▶ Problem requirements: Set down every entry word for word. Omit the pictures.

(Entries with chart source code)
# # #

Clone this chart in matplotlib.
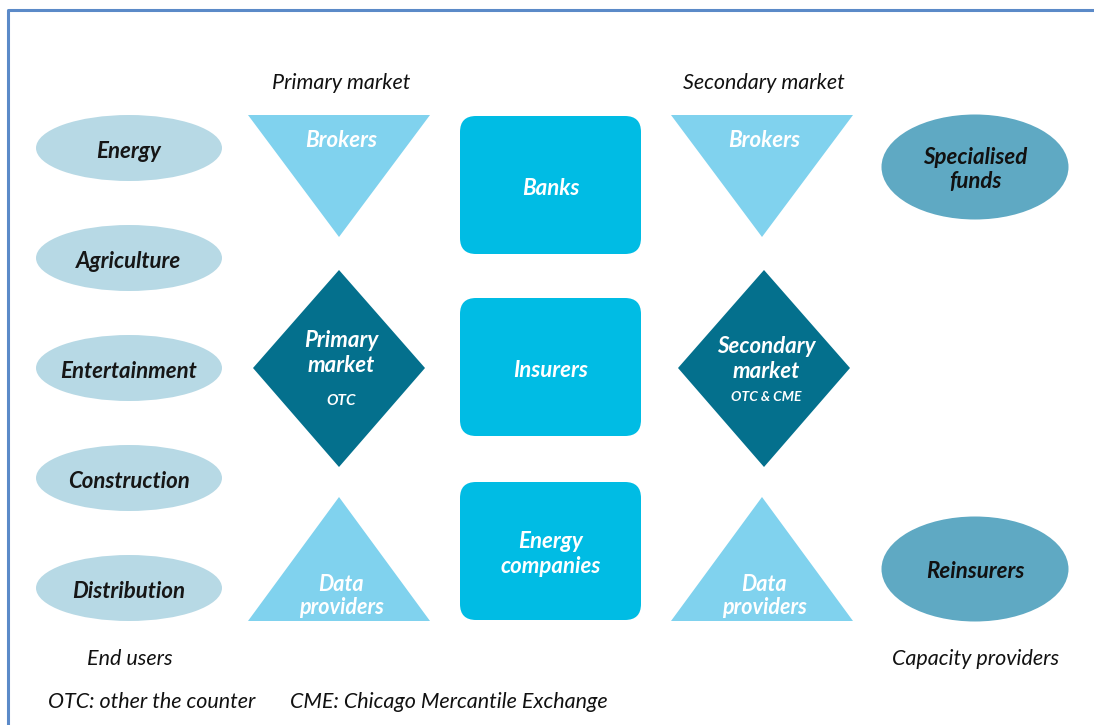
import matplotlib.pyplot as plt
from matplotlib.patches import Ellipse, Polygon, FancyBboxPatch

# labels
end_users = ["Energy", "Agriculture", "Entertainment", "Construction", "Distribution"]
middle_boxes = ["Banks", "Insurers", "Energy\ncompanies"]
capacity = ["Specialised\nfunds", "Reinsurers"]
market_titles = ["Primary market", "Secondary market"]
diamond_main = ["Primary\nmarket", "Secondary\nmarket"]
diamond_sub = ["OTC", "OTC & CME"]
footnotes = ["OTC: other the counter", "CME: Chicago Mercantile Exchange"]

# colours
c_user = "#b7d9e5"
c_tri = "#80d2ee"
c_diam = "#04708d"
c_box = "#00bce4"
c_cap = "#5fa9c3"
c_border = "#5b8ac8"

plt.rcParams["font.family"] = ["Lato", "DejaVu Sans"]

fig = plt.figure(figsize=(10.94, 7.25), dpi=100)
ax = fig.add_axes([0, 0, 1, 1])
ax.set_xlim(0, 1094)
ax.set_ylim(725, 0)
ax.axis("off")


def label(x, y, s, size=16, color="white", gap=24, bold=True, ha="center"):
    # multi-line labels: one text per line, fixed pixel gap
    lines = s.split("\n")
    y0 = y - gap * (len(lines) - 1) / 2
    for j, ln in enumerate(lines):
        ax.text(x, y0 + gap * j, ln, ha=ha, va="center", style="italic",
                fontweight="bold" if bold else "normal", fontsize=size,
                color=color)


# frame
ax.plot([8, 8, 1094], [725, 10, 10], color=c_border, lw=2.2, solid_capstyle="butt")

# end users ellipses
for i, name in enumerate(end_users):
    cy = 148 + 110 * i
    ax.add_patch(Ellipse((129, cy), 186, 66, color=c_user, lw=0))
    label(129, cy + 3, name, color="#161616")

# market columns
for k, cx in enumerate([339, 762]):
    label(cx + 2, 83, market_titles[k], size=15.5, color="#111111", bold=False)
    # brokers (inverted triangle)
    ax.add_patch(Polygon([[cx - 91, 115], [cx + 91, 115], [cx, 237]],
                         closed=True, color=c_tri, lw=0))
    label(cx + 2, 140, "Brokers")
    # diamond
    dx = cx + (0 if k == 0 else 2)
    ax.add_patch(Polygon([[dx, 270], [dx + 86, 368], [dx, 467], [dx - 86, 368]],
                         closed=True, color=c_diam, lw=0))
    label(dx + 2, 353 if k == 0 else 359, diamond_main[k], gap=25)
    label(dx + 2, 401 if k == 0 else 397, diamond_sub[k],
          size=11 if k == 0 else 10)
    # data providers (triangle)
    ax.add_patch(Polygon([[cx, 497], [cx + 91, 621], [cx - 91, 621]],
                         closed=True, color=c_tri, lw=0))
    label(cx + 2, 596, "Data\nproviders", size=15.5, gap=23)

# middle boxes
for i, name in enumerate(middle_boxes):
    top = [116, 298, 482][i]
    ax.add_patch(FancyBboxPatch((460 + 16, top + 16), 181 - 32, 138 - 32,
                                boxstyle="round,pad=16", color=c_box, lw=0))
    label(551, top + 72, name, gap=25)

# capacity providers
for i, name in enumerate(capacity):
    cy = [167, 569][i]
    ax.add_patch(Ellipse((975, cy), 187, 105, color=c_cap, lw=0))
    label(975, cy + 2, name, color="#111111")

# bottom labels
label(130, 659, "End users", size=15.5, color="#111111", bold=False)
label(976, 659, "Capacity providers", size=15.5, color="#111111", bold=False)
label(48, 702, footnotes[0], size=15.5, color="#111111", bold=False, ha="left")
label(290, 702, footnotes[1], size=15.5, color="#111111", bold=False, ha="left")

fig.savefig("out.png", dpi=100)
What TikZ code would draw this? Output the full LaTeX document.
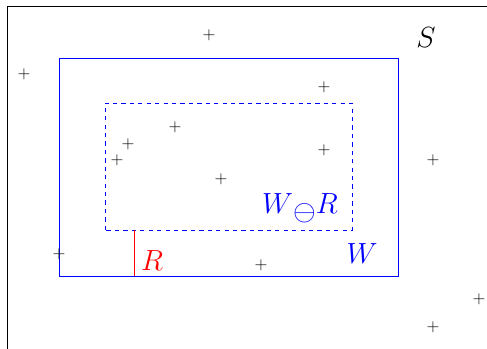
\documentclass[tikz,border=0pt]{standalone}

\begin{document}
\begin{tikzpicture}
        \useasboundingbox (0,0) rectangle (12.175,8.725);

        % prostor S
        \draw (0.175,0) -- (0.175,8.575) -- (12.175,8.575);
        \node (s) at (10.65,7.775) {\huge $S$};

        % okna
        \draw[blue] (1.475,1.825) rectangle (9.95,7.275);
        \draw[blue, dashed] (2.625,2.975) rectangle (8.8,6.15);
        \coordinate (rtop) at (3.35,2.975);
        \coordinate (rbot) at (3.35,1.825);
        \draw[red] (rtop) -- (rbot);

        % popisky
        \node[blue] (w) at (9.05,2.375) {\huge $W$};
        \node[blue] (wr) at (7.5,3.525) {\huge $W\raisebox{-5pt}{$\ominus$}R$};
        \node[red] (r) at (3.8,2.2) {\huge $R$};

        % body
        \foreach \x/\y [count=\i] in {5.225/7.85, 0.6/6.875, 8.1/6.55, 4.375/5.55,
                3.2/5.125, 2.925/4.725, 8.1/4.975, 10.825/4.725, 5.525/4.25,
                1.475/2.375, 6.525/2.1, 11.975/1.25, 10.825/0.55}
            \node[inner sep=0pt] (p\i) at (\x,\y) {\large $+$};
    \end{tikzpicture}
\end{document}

# # #

▶ Expected output:
Clone this chart in matplotlib.
import matplotlib.pyplot as plt
from matplotlib.patches import Ellipse, Polygon, FancyBboxPatch

# labels
end_users = ["Energy", "Agriculture", "Entertainment", "Construction", "Distribution"]
middle_boxes = ["Banks", "Insurers", "Energy\ncompanies"]
capacity = ["Specialised\nfunds", "Reinsurers"]
market_titles = ["Primary market", "Secondary market"]
diamond_main = ["Primary\nmarket", "Secondary\nmarket"]
diamond_sub = ["OTC", "OTC & CME"]
footnotes = ["OTC: other the counter", "CME: Chicago Mercantile Exchange"]

# colours
c_user = "#b7d9e5"
c_tri = "#80d2ee"
c_diam = "#04708d"
c_box = "#00bce4"
c_cap = "#5fa9c3"
c_border = "#5b8ac8"

plt.rcParams["font.family"] = ["Lato", "DejaVu Sans"]

fig = plt.figure(figsize=(10.94, 7.25), dpi=100)
ax = fig.add_axes([0, 0, 1, 1])
ax.set_xlim(0, 1094)
ax.set_ylim(725, 0)
ax.axis("off")


def label(x, y, s, size=16, color="white", gap=24, bold=True, ha="center"):
    # multi-line labels: one text per line, fixed pixel gap
    lines = s.split("\n")
    y0 = y - gap * (len(lines) - 1) / 2
    for j, ln in enumerate(lines):
        ax.text(x, y0 + gap * j, ln, ha=ha, va="center", style="italic",
                fontweight="bold" if bold else "normal", fontsize=size,
                color=color)


# frame
ax.plot([8, 8, 1094], [725, 10, 10], color=c_border, lw=2.2, solid_capstyle="butt")

# end users ellipses
for i, name in enumerate(end_users):
    cy = 148 + 110 * i
    ax.add_patch(Ellipse((129, cy), 186, 66, color=c_user, lw=0))
    label(129, cy + 3, name, color="#161616")

# market columns
for k, cx in enumerate([339, 762]):
    label(cx + 2, 83, market_titles[k], size=15.5, color="#111111", bold=False)
    # brokers (inverted triangle)
    ax.add_patch(Polygon([[cx - 91, 115], [cx + 91, 115], [cx, 237]],
                         closed=True, color=c_tri, lw=0))
    label(cx + 2, 140, "Brokers")
    # diamond
    dx = cx + (0 if k == 0 else 2)
    ax.add_patch(Polygon([[dx, 270], [dx + 86, 368], [dx, 467], [dx - 86, 368]],
                         closed=True, color=c_diam, lw=0))
    label(dx + 2, 353 if k == 0 else 359, diamond_main[k], gap=25)
    label(dx + 2, 401 if k == 0 else 397, diamond_sub[k],
          size=11 if k == 0 else 10)
    # data providers (triangle)
    ax.add_patch(Polygon([[cx, 497], [cx + 91, 621], [cx - 91, 621]],
                         closed=True, color=c_tri, lw=0))
    label(cx + 2, 596, "Data\nproviders", size=15.5, gap=23)

# middle boxes
for i, name in enumerate(middle_boxes):
    top = [116, 298, 482][i]
    ax.add_patch(FancyBboxPatch((460 + 16, top + 16), 181 - 32, 138 - 32,
                                boxstyle="round,pad=16", color=c_box, lw=0))
    label(551, top + 72, name, gap=25)

# capacity providers
for i, name in enumerate(capacity):
    cy = [167, 569][i]
    ax.add_patch(Ellipse((975, cy), 187, 105, color=c_cap, lw=0))
    label(975, cy + 2, name, color="#111111")

# bottom labels
label(130, 659, "End users", size=15.5, color="#111111", bold=False)
label(976, 659, "Capacity providers", size=15.5, color="#111111", bold=False)
label(48, 702, footnotes[0], size=15.5, color="#111111", bold=False, ha="left")
label(290, 702, footnotes[1], size=15.5, color="#111111", bold=False, ha="left")

fig.savefig("out.png", dpi=100)
What TikZ code would draw this? Output the full LaTeX document.
\documentclass[tikz,border=0pt]{standalone}

\begin{document}
\begin{tikzpicture}
        \useasboundingbox (0,0) rectangle (12.175,8.725);

        % prostor S
        \draw (0.175,0) -- (0.175,8.575) -- (12.175,8.575);
        \node (s) at (10.65,7.775) {\huge $S$};

        % okna
        \draw[blue] (1.475,1.825) rectangle (9.95,7.275);
        \draw[blue, dashed] (2.625,2.975) rectangle (8.8,6.15);
        \coordinate (rtop) at (3.35,2.975);
        \coordinate (rbot) at (3.35,1.825);
        \draw[red] (rtop) -- (rbot);

        % popisky
        \node[blue] (w) at (9.05,2.375) {\huge $W$};
        \node[blue] (wr) at (7.5,3.525) {\huge $W\raisebox{-5pt}{$\ominus$}R$};
        \node[red] (r) at (3.8,2.2) {\huge $R$};

        % body
        \foreach \x/\y [count=\i] in {5.225/7.85, 0.6/6.875, 8.1/6.55, 4.375/5.55,
                3.2/5.125, 2.925/4.725, 8.1/4.975, 10.825/4.725, 5.525/4.25,
                1.475/2.375, 6.525/2.1, 11.975/1.25, 10.825/0.55}
            \node[inner sep=0pt] (p\i) at (\x,\y) {\large $+$};
    \end{tikzpicture}
\end{document}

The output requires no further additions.